DESCRIPTION OF THE TASK: Everything from the first line of the data through the line with "import matplotlib.dates as mdates" is to be echoed exactly, minus the pictures.

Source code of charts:
◇ ◇ ◇ ◇ ◇

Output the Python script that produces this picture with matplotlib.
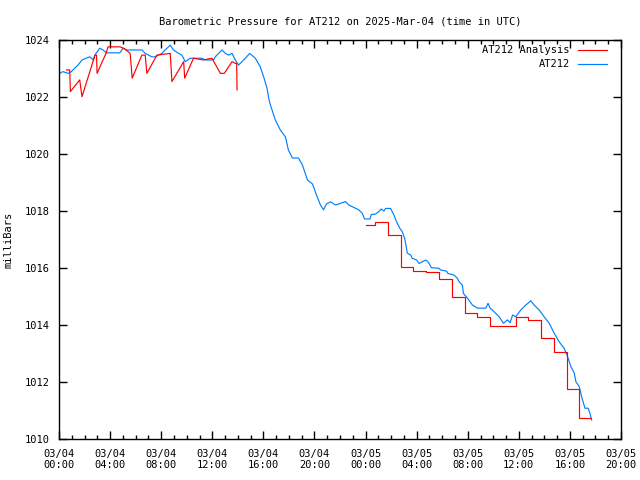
import datetime as dt
import matplotlib
matplotlib.use("Agg")
import matplotlib.pyplot as plt
import matplotlib.dates as mdates

# hours after 2025-03-04 00:00 UTC
obs_hours = [0.05, 0.31, 0.71, 0.94, 1.23, 1.49, 1.80, 2.14, 2.41, 2.53, 2.69, 2.80,
             3.19, 3.45, 3.71, 4.76, 5.02, 5.31, 6.49, 6.75, 7.27, 7.53, 8.05, 8.31,
             8.71, 8.96, 9.36, 9.62, 9.88, 10.27, 11.19, 11.45, 12.10, 12.24, 12.76,
             13.02, 13.28, 13.55, 13.80, 14.06, 14.33, 14.59, 14.93, 15.37, 15.76,
             16.02, 16.29, 16.42, 16.55, 16.94, 17.33, 17.73, 17.96, 18.27, 18.75,
             19.06, 19.45, 19.84, 20.16, 20.47, 20.71, 20.94, 21.25, 21.65, 22.04,
             22.43, 22.69, 22.96, 23.22, 23.47, 23.74, 23.92, 24.34, 24.45, 24.78,
             25.04, 25.23, 25.44, 25.57, 25.96, 26.22, 26.43, 26.69, 26.88, 27.06,
             27.16, 27.27, 27.53, 27.66, 28.00, 28.18, 28.45, 28.71, 28.89, 29.04,
             29.15, 29.75, 29.88, 30.35, 30.45, 30.93, 31.19, 31.32, 31.58, 31.66,
             31.98, 32.37, 32.76, 33.41, 33.59, 33.75, 34.06, 34.45, 34.80, 35.11,
             35.32, 35.51, 35.76, 36.16, 36.55, 36.94, 37.20, 37.59, 37.98, 38.38,
             38.77, 39.16, 39.55, 39.82, 40.08, 40.34, 40.47, 40.73, 40.92, 41.18,
             41.43, 41.57, 41.70]
obs_mb = [1022.83, 1022.89, 1022.83, 1022.88, 1023.01, 1023.12, 1023.30, 1023.36,
          1023.41, 1023.36, 1023.30, 1023.47, 1023.71, 1023.65, 1023.55, 1023.55,
          1023.71, 1023.65, 1023.65, 1023.53, 1023.41, 1023.41, 1023.53, 1023.65,
          1023.82, 1023.65, 1023.53, 1023.47, 1023.24, 1023.36, 1023.36, 1023.30,
          1023.30, 1023.41, 1023.65, 1023.53, 1023.47, 1023.53, 1023.30, 1023.12,
          1023.24, 1023.36, 1023.53, 1023.36, 1023.06, 1022.71, 1022.30, 1021.95,
          1021.72, 1021.19, 1020.84, 1020.60, 1020.14, 1019.86, 1019.86, 1019.61,
          1019.09, 1018.95, 1018.56, 1018.21, 1018.04, 1018.25, 1018.32, 1018.21,
          1018.27, 1018.33, 1018.21, 1018.15, 1018.09, 1018.04, 1017.92, 1017.72,
          1017.72, 1017.88, 1017.89, 1017.98, 1018.07, 1018.00, 1018.09, 1018.09,
          1017.86, 1017.62, 1017.39, 1017.27, 1017.04, 1016.81, 1016.52, 1016.46,
          1016.34, 1016.28, 1016.16, 1016.22, 1016.28, 1016.22, 1016.11, 1016.01,
          1015.99, 1015.93, 1015.89, 1015.81, 1015.75, 1015.64, 1015.52, 1015.40,
          1015.11, 1014.94, 1014.70, 1014.59, 1014.59, 1014.76, 1014.59, 1014.47,
          1014.29, 1014.06, 1014.18, 1014.08, 1014.35, 1014.29, 1014.53, 1014.70,
          1014.85, 1014.70, 1014.53, 1014.29, 1014.06, 1013.71, 1013.41, 1013.18,
          1012.89, 1012.54, 1012.31, 1012.01, 1011.84, 1011.48, 1011.08, 1011.08,
          1010.90, 1010.67]

# analysis, first part (sawtooth)
ana1_hours = [0.59, 0.84, 0.89, 1.62, 1.80, 2.82, 2.94, 2.98, 3.69, 3.84, 4.78, 5.10,
              5.57, 5.73, 6.49, 6.75, 6.88, 7.53, 7.66, 8.71, 8.84, 9.76, 9.84, 10.53,
              11.32, 11.98, 12.63, 12.94, 13.55, 13.80, 13.91, 13.94]
ana1_mb = [1022.95, 1022.95, 1022.19, 1022.60, 1022.01, 1023.47, 1023.47, 1022.83,
           1023.54, 1023.76, 1023.76, 1023.70, 1023.53, 1022.66, 1023.47, 1023.47,
           1022.83, 1023.36, 1023.47, 1023.53, 1022.54, 1023.24, 1022.66, 1023.36,
           1023.30, 1023.36, 1022.83, 1022.83, 1023.24, 1023.18, 1023.18, 1022.25]

# analysis, second part (hourly steps)
ana2_hours = [24.0, 24.75, 25.75, 26.75, 27.75, 28.75, 29.75, 30.75, 31.75, 32.75,
              33.75, 34.75, 35.75, 36.75, 37.75, 38.75, 39.75, 40.75, 41.65]
ana2_mb = [1017.51, 1017.60, 1017.16, 1016.05, 1015.89, 1015.86, 1015.61, 1015.00,
           1014.41, 1014.27, 1013.96, 1013.96, 1014.27, 1014.18, 1013.53, 1013.05,
           1011.74, 1010.75, 1010.75]

start = dt.datetime(2025, 3, 4, 0, 0)


def to_time(hours):
    return [start + dt.timedelta(hours=h) for h in hours]


plt.rcParams["font.family"] = "DejaVu Sans Mono"
plt.rcParams["font.size"] = 7.5

fig = plt.figure(figsize=(6.4, 4.8), dpi=100)
ax = fig.add_axes([59 / 640, 41 / 480, 562 / 640, 399 / 480])

blue, = ax.plot(to_time(obs_hours), obs_mb, color="#0080ff", lw=0.85, label="AT212")
red, = ax.plot(to_time(ana1_hours), ana1_mb, color="#ff0000", lw=0.85,
               label="AT212 Analysis")
ax.plot(to_time(ana2_hours), ana2_mb, color="#ff0000", lw=0.85, drawstyle="steps-post")

ax.set_xlim(start, start + dt.timedelta(hours=44))
ax.set_ylim(1010, 1024)
ax.set_yticks(range(1010, 1025, 2))
ax.xaxis.set_major_locator(mdates.HourLocator(byhour=range(0, 24, 4)))
ax.xaxis.set_minor_locator(mdates.HourLocator())
ax.xaxis.set_major_formatter(mdates.DateFormatter("%m/%d\n%H:%M"))
ax.tick_params(which="both", direction="in", top=True, right=True, width=1)
ax.tick_params(which="major", length=6, pad=7)
ax.tick_params(which="minor", length=3)
for s in ax.spines.values():
    s.set_linewidth(1)

ax.set_title("Barometric Pressure for AT212 on 2025-Mar-04 (time in UTC)",
             fontsize=7.5, pad=11)
ax.set_ylabel("milliBars", labelpad=8)

ax.legend(handles=[red, blue], loc="upper right", frameon=False, markerfirst=False,
          handlelength=2.8, borderaxespad=0.1, labelspacing=0.4,
          bbox_to_anchor=(0.985, 1.0))

fig.savefig("out.png", dpi=100)
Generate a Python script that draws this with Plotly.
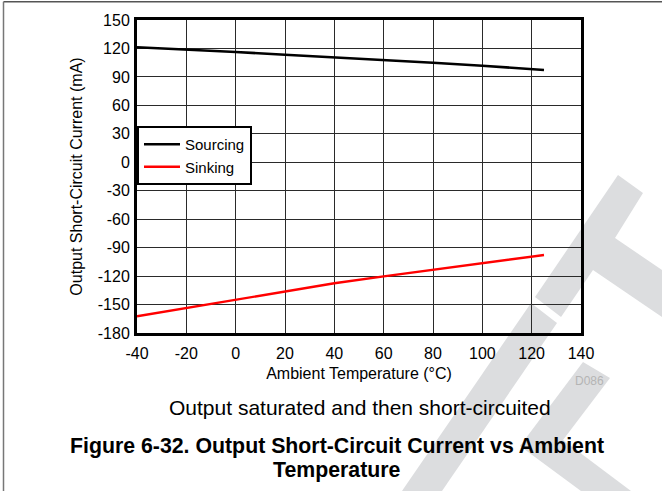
import plotly.graph_objects as go

# Ambient temperature (°C) and measured short-circuit current (mA)
temperature = [-40, -20, 0, 20, 40, 60, 80, 100, 125]
sourcing_ma = [121.2, 119.1, 116.3, 113.4, 110.8, 108.2, 105.0, 101.8, 97.3]
sinking_ma = [-162.4, -153.6, -144.9, -136.0, -127.6, -120.3, -113.6, -106.5, -97.8]

x_ticks = [-40, -20, 0, 20, 40, 60, 80, 100, 120, 140]
y_ticks = [-180, -150, -120, -90, -60, -30, 0, 30, 60, 90, 120, 150]
# tick labels printed with a plain hyphen for negatives
x_tick_labels = [str(v) for v in x_ticks]
y_tick_labels = [str(v) for v in y_ticks]

W, H = 662, 491
ML, MR, MT, MB = 137, 81, 20, 158
PW, PH = W - ML - MR, H - MT - MB

FONT = "Liberation Sans, Arial, sans-serif"


def px(x, y):
    """Convert page pixel coordinates to paper coordinates."""
    return (x - ML) / PW, (H - MB - y) / PH


fig = go.Figure()
fig.add_trace(go.Scatter(x=temperature, y=sourcing_ma, mode="lines", name="Sourcing",
                         line=dict(color="#000000", width=2.6)))
fig.add_trace(go.Scatter(x=temperature, y=sinking_ma, mode="lines", name="Sinking",
                         line=dict(color="#ff0000", width=2.4)))

axis_common = dict(
    showline=True, mirror=True, linecolor="#000000", linewidth=3,
    showgrid=True, gridcolor="#2a2a2a", gridwidth=1.3, zeroline=False,
    ticks="", tickfont=dict(family=FONT, size=16, color="#000000"),
    title_font=dict(family=FONT, size=16, color="#000000"),
)

fig.update_xaxes(range=[-40, 140], tickvals=x_ticks, ticktext=x_tick_labels,
                 ticklabelstandoff=4,
                 title_text="Ambient Temperature (°C)", title_standoff=7,
                 **axis_common)
fig.update_yaxes(range=[-180, 150], tickvals=y_ticks, ticktext=y_tick_labels,
                 ticklabelstandoff=1,
                 title_text="Output Short-Circuit Current (mA)", title_standoff=12,
                 **axis_common)

# light background watermark
wm_color = "#dcdddf"
watermark = [
    [(618, 175), (643, 193), (615, 238), (662, 270), (662, 317), (593, 270),
     (561, 317), (535, 297)],
    [(531, 303), (557, 323), (442, 491), (402, 491)],
    [(583, 362), (610, 378), (563, 440), (631, 491), (581, 491), (520, 446)],
]
shapes = []
for poly in watermark:
    pts = [px(*p) for p in poly]
    path = "M " + " L ".join(f"{a:.4f},{b:.4f}" for a, b in pts) + " Z"
    shapes.append(dict(type="path", path=path, xref="paper", yref="paper",
                       fillcolor=wm_color, line=dict(width=0), layer="below"))

# page frame lines
fx0, fy0 = px(3.5, 1.7)
fx1, fy1 = px(662, 491)
shapes.append(dict(type="line", xref="paper", yref="paper", x0=fx0, y0=fy0, x1=fx1, y1=fy0,
                   line=dict(color="#555555", width=1.5)))
shapes.append(dict(type="line", xref="paper", yref="paper", x0=fx0, y0=fy0, x1=fx0, y1=fy1,
                   line=dict(color="#777777", width=1.5)))

annotations = []
ax, ay = px(606, 381)
annotations.append(dict(text="D086", x=ax, y=ay, xref="paper", yref="paper",
                        xanchor="right", yanchor="middle", showarrow=False,
                        font=dict(family=FONT, size=12, color="#b4b4b4")))
ax, ay = px(359.5, 407)
annotations.append(dict(text="Output saturated and then short-circuited", x=ax, y=ay,
                        xref="paper", yref="paper", xanchor="center", yanchor="middle",
                        showarrow=False, font=dict(family=FONT, size=21, color="#000000")))
ax, ay = px(336.5, 446.5)
annotations.append(dict(text="<b>Figure 6-32. Output Short-Circuit Current vs Ambient</b>",
                        x=ax, y=ay, xref="paper", yref="paper", xanchor="center",
                        yanchor="middle", showarrow=False,
                        font=dict(family=FONT, size=21.3, color="#000000")))
ax, ay = px(337, 470)
annotations.append(dict(text="<b>Temperature</b>", x=ax, y=ay, xref="paper", yref="paper",
                        xanchor="center", yanchor="middle", showarrow=False,
                        font=dict(family=FONT, size=21.3, color="#000000")))

lx, ly = px(137, 126)
fig.update_layout(
    width=W, height=H,
    margin=dict(l=ML, r=MR, t=MT, b=MB, pad=0),
    paper_bgcolor="#ffffff", plot_bgcolor="rgba(0,0,0,0)",
    font=dict(family=FONT, color="#000000"),
    showlegend=True,
    legend=dict(x=lx, y=ly, xanchor="left", yanchor="top",
                bgcolor="#ffffff", bordercolor="#000000", borderwidth=2,
                font=dict(family=FONT, size=15, color="#000000"),
                itemwidth=36, tracegroupgap=0),
    shapes=shapes,
    annotations=annotations,
)

fig.write_html("out.html")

◇ ◇ ◇ ◇ ◇

FULL SOLUTION:
Output the Python script that produces this picture with matplotlib.
import datetime as dt
import matplotlib
matplotlib.use("Agg")
import matplotlib.pyplot as plt
import matplotlib.dates as mdates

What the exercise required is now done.